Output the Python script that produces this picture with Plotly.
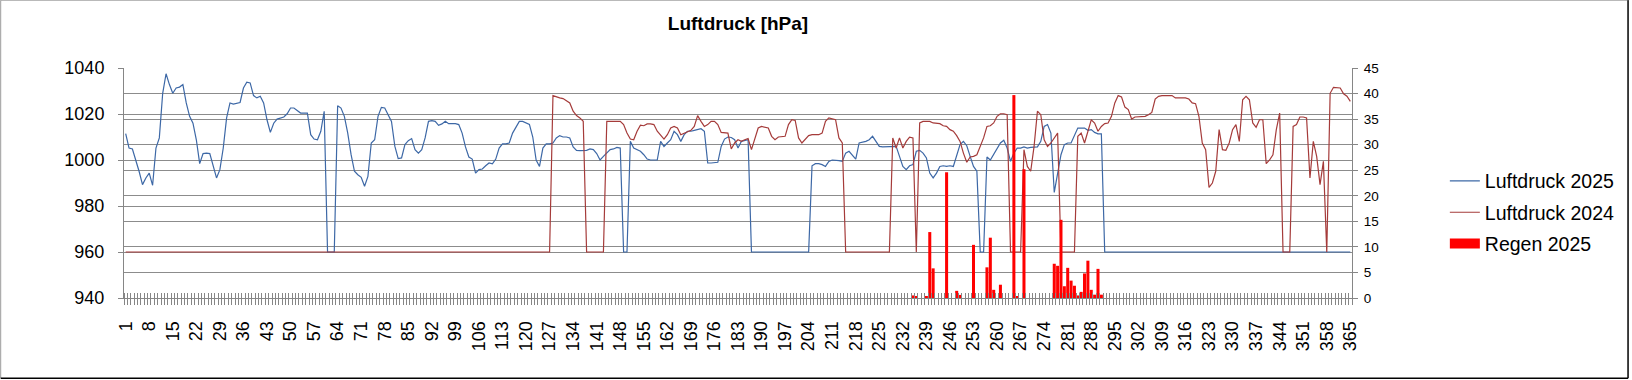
import plotly.graph_objects as go

# ---------------- data ----------------
days = list(range(1, 366))
tick_days = list(range(1, 366, 7))
tick_labels = [str(d) for d in tick_days]

luftdruck_2025 = (
    [1011.5, 1005.2, 1004.8, 1000.0, 995.0, 989.3, 992.2, 994.3, 989.0, 1005.2,
     1009.6, 1029.0, 1037.5, 1032.8, 1029.0, 1031.3, 1031.7, 1032.8, 1024.8, 1019.0,
     1016.0, 1008.8, 998.4, 1002.8, 1003.0, 1002.8, 997.2, 992.2, 995.8, 1005.2,
     1018.3, 1024.8, 1024.3, 1024.8, 1025.0, 1031.3, 1033.8, 1033.5, 1028.0, 1027.0,
     1027.7, 1024.8, 1017.5, 1012.0, 1016.0, 1017.8, 1018.3, 1018.7, 1020.1, 1022.6,
     1022.6, 1021.6, 1020.4, 1020.4, 1020.4, 1011.0, 1009.1, 1008.8, 1012.5, 1021.2]
    + [960, 960, 960]
    + [1023.6, 1022.6, 1019.0, 1011.7, 1002.3, 995.1, 993.6, 992.5, 988.6, 992.9,
       1007.4, 1008.8, 1019.0, 1022.9, 1022.6, 1019.7, 1016.8, 1006.0, 1000.6, 1000.9,
       1006.7, 1008.4, 1009.3, 1004.5, 1003.0, 1004.5, 1009.6, 1016.8, 1017.1, 1016.8,
       1015.1, 1015.7, 1016.8, 1015.8, 1015.8, 1015.8, 1015.4, 1011.7, 1005.7, 1001.3,
       1000.4, 994.3, 995.8, 996.1, 997.5, 998.7, 998.3, 1000.4, 1005.2, 1007.0,
       1007.0, 1007.4, 1011.7, 1014.3, 1016.8, 1016.8, 1016.1, 1015.5, 1010.0, 1000.0,
       997.2, 1005.2, 1007.0, 1007.0, 1007.4, 1009.6, 1010.6, 1010.0, 1010.0, 1009.6,
       1005.7, 1004.2, 1004.1, 1004.1, 1004.2, 1004.8, 1004.5, 1002.8, 1000.0, 1001.6,
       1003.3, 1004.5, 1004.8, 1005.5, 1005.2]
    + [960, 960]
    + [1008.1, 1005.2, 1004.5, 1003.8, 1002.3, 1000.4, 1000.0, 1000.0, 1000.0, 1008.1,
       1005.9, 1007.4, 1008.8, 1012.5, 1011.0, 1008.1, 1011.0, 1012.5, 1012.5, 1012.9,
       1013.2, 1013.6, 1012.5, 998.7, 998.7, 998.7, 999.0, 1005.9, 1009.1, 1010.0,
       1009.8, 1008.8, 1005.2, 1008.1, 1008.6, 1008.8]
    + [960] * 18
    + [997.5, 998.4, 998.4, 998.0, 997.2, 999.4, 1000.0, 1000.0, 999.7, 999.4,
       1003.0, 1003.8, 1002.3, 1000.4, 1007.4, 1007.7, 1008.1, 1008.8, 1010.3, 1008.1,
       1005.9, 1005.7, 1005.7, 1005.7, 1005.7, 1005.9, 1001.6, 997.2, 995.8, 997.5,
       998.0, 1003.8, 1004.2, 1003.0, 1000.9, 994.3, 992.2, 994.3, 997.2, 997.5,
       997.2, 997.5, 997.2, 1001.6, 1006.7, 1008.1, 1006.2, 1001.6, 997.2, 995.1]
    + [960, 960]
    + [1001.3, 1000.0, 1002.3, 1004.8, 1007.4, 1008.6, 1005.2, 999.4, 1003.0, 1005.2,
       1005.2, 1005.7, 1005.2, 1005.5, 1005.7, 1005.7, 1008.1, 1014.6, 1015.4, 1011.7,
       985.9, 993.6, 1002.3, 1006.7, 1007.4, 1007.4, 1011.0, 1013.9, 1013.9, 1013.9,
       1012.9, 1013.2, 1012.0, 1011.4, 1011.4]
    + [960] * 74
)

luftdruck_2024 = (
    [960] * 127
    + [1028.0, 1027.4, 1027.0, 1026.7, 1025.9, 1024.8, 1021.2, 1019.3, 1018.3, 1016.8]
    + [960] * 6
    + [1016.8, 1016.8, 1016.8, 1016.8, 1016.8, 1015.4, 1011.7, 1009.1, 1008.8, 1012.5,
       1015.1, 1014.9, 1015.7, 1015.7, 1015.4, 1012.5, 1011.0, 1009.1, 1011.0, 1013.9,
       1014.6, 1013.9, 1011.0, 1011.7, 1012.5, 1012.9, 1014.6, 1019.3, 1016.8, 1014.6,
       1015.4, 1016.8, 1016.8, 1015.4, 1012.0, 1011.7, 1011.7, 1004.8, 1007.4, 1008.8,
       1008.1, 1008.8, 1009.3, 1004.5, 1008.8, 1013.9, 1014.6, 1014.2, 1013.9, 1010.3,
       1008.8, 1010.0, 1010.0, 1010.3, 1015.4, 1017.5, 1017.2, 1009.6, 1007.4, 1008.8,
       1010.6, 1011.0, 1011.0, 1011.0, 1011.7, 1016.8, 1018.3, 1017.8, 1017.5, 1009.6,
       1007.4]
    + [960] * 14
    + [1009.6, 1005.2, 1009.6, 1005.2, 1008.1, 1009.9, 1009.6]
    + [960]
    + [1016.1, 1016.8, 1016.8, 1016.8, 1016.1, 1015.8, 1015.8, 1014.9, 1014.6, 1013.2,
       1012.5, 1010.6, 1008.1, 1003.0, 999.0, 1001.3, 1001.6, 1002.3, 1005.9, 1009.6,
       1014.6, 1014.9, 1016.1, 1019.0, 1020.1, 1020.1, 1019.7]
    + [960] * 4
    + [1004.5, 997.2, 995.1, 1005.9, 1021.2, 1019.7, 1008.8, 1005.9, 1007.4, 1009.6,
       1011.7]
    + [960] * 5
    + [1010.3, 1011.7, 1007.4, 1012.5, 1017.5, 1016.1, 1012.5, 1014.6, 1015.8, 1016.1,
       1019.0, 1024.8, 1028.0, 1027.4, 1023.0, 1021.9, 1017.8, 1018.7, 1018.7, 1018.7,
       1019.0, 1019.7, 1020.7, 1026.5, 1027.7, 1028.0, 1028.1, 1028.1, 1028.0, 1027.0,
       1027.0, 1027.0, 1027.0, 1026.5, 1024.8, 1024.5, 1019.0, 1007.4, 1004.5, 988.1,
       990.0, 995.1, 1013.2, 1004.5, 1004.2, 1007.4, 1013.2, 1015.4, 1008.1, 1026.2,
       1027.7, 1026.2, 1016.1, 1014.2, 1017.5, 1017.5, 998.4, 1000.0, 1002.3, 1013.2,
       1020.4]
    + [960] * 3
    + [1014.6, 1015.4, 1018.7, 1018.7, 1018.3, 992.2, 1008.1, 1001.6, 989.3, 999.4]
    + [960]
    + [1029.0, 1031.6, 1031.6, 1031.3, 1028.8, 1027.7, 1025.5]
)

regen_days = [235, 236, 239, 240, 241, 245, 248, 249, 253, 257, 258, 259, 261, 265,
              266, 268, 277, 278, 279, 280, 281, 282, 283, 284, 285, 286, 287, 288,
              289, 290, 291]
regen_2025 = [0.5, 0.3, 0.3, 12.9, 5.8, 24.6, 1.4, 0.6, 10.4, 6.0, 11.8, 1.6, 2.6, 39.7,
              0.2, 25.2, 6.7, 6.3, 15.3, 2.3, 5.9, 3.4, 2.4, 0.5, 1.2, 4.8, 7.3, 1.6,
              0.65, 5.7, 0.65]

# ---------------- figure ----------------
FONT = "Liberation Sans, Arial, sans-serif"
BLUE = "#3D68A6"
DARKRED = "#A53B3A"
GRID = "#8C8C8C"

fig = go.Figure()
fig.add_trace(go.Scatter(x=days, y=luftdruck_2025, mode="lines", name="Luftdruck 2025",
                         line=dict(color=BLUE, width=1.2), legendgroup="a"))
fig.add_trace(go.Scatter(x=days, y=luftdruck_2024, mode="lines", name="Luftdruck 2024",
                         line=dict(color=DARKRED, width=1.2), legendgroup="b"))
fig.add_trace(go.Bar(x=regen_days, y=regen_2025, name="Regen 2025", yaxis="y2",
                     marker=dict(color="#FF0000", line=dict(width=0)),
                     legendgroup="c", showlegend=False))
# legend entry for the rain bars, drawn as a wide red block like the original
fig.add_trace(go.Scatter(x=[None], y=[None], yaxis="y2", mode="lines", name="Regen 2025",
                         line=dict(color="#FF0000", width=14), legendgroup="c",
                         hoverinfo="skip"))
# helper (empty) trace so the overlay x-axis with inner tick marks is drawn
fig.add_trace(go.Scatter(x=[None], y=[None], xaxis="x2", showlegend=False,
                         hoverinfo="skip"))

L, R, T, B = 124, 1354, 68.3, 298.3
W, H = 1632, 380
pw, ph = R - L, B - T

def px(xp):
    return (xp - L) / pw

def py(yp):
    return (B - yp) / ph

fig.update_layout(
    width=W, height=H,
    margin=dict(l=L, r=W - R, t=T, b=H - B, pad=0),
    paper_bgcolor="white", plot_bgcolor="white",
    font=dict(family=FONT, color="black"),
    title=dict(text="<b>Luftdruck [hPa]</b>", x=0.5, xanchor="center",
               xref="paper", y=1 - 23 / H, yanchor="middle",
               font=dict(size=19, family=FONT, color="black")),
    bargap=0.1,
    showlegend=True,
    legend=dict(x=px(1447), xanchor="left", y=py(213), yanchor="middle",
                font=dict(size=19.5, family=FONT, color="black"),
                bgcolor="rgba(0,0,0,0)", tracegroupgap=3, itemwidth=30,
                traceorder="grouped"),
    xaxis=dict(range=[0.5, 365.5], tickmode="array", tickvals=tick_days,
               ticktext=tick_labels, tickangle=-90, ticks="",
               tickfont=dict(size=18, family=FONT, color="black"),
               ticklabelstandoff=15,
               showgrid=False, zeroline=False, showline=True,
               linecolor="#868686", linewidth=1,
               minor=dict(tick0=0.5, dtick=1, ticks="outside", ticklen=6,
                          tickcolor="#868686", tickwidth=1, showgrid=False)),
    xaxis2=dict(range=[0.5, 365.5], overlaying="x", anchor="y", side="bottom",
                showticklabels=False, ticks="", showgrid=False, zeroline=False,
                showline=False,
                minor=dict(tick0=0.5, dtick=1, ticks="inside", ticklen=5,
                           tickcolor="#868686", tickwidth=1, showgrid=False)),
    yaxis=dict(range=[940, 1040], dtick=20, tick0=940, ticks="outside", ticklen=5,
               tickcolor="#868686", showline=True, linecolor="#868686",
               gridcolor=GRID, gridwidth=1, zeroline=False,
               tickfont=dict(size=18, family=FONT, color="black"),
               ticklabelstandoff=10),
    yaxis2=dict(range=[0, 45], dtick=5, tick0=0, overlaying="y", side="right",
                ticks="outside", ticklen=5, tickcolor="#868686", showline=True,
                linecolor="#868686", showgrid=True, gridcolor=GRID, gridwidth=1,
                zeroline=False, tickfont=dict(size=13.5, family=FONT, color="black"),
                ticklabelstandoff=3),
)

# outer chart border
fig.add_shape(type="line", xref="paper", yref="paper", x0=px(0.5), x1=px(1631.5),
              y0=py(0.5), y1=py(0.5), line=dict(color="#9A9A9A", width=1), layer="above")
fig.add_shape(type="line", xref="paper", yref="paper", x0=px(0.5), x1=px(0.5),
              y0=py(0.5), y1=py(378.5), line=dict(color="#9A9A9A", width=1), layer="above")
fig.add_shape(type="line", xref="paper", yref="paper", x0=px(0.5), x1=px(1630.5),
              y0=py(378.5), y1=py(378.5), line=dict(color="#000000", width=1.5), layer="above")
fig.add_shape(type="line", xref="paper", yref="paper", x0=px(1630.5), x1=px(1630.5),
              y0=py(0.5), y1=py(378.5), line=dict(color="#000000", width=1.5), layer="above")

fig.write_html("out.html",
               config={"displayModeBar": False},
               post_script="document.body.style.margin='0px';"
                           "document.body.style.overflow='hidden';")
···
- Directive -
Skip the pictures, please, and transcribe only the lines from the beginning of the material through the one that contains "tick_labels = [str(d) for d in tick_days]".

- Result of this task -
Output the Python script that produces this picture with Plotly.
import plotly.graph_objects as go

# ---------------- data ----------------
days = list(range(1, 366))
tick_days = list(range(1, 366, 7))
tick_labels = [str(d) for d in tick_days]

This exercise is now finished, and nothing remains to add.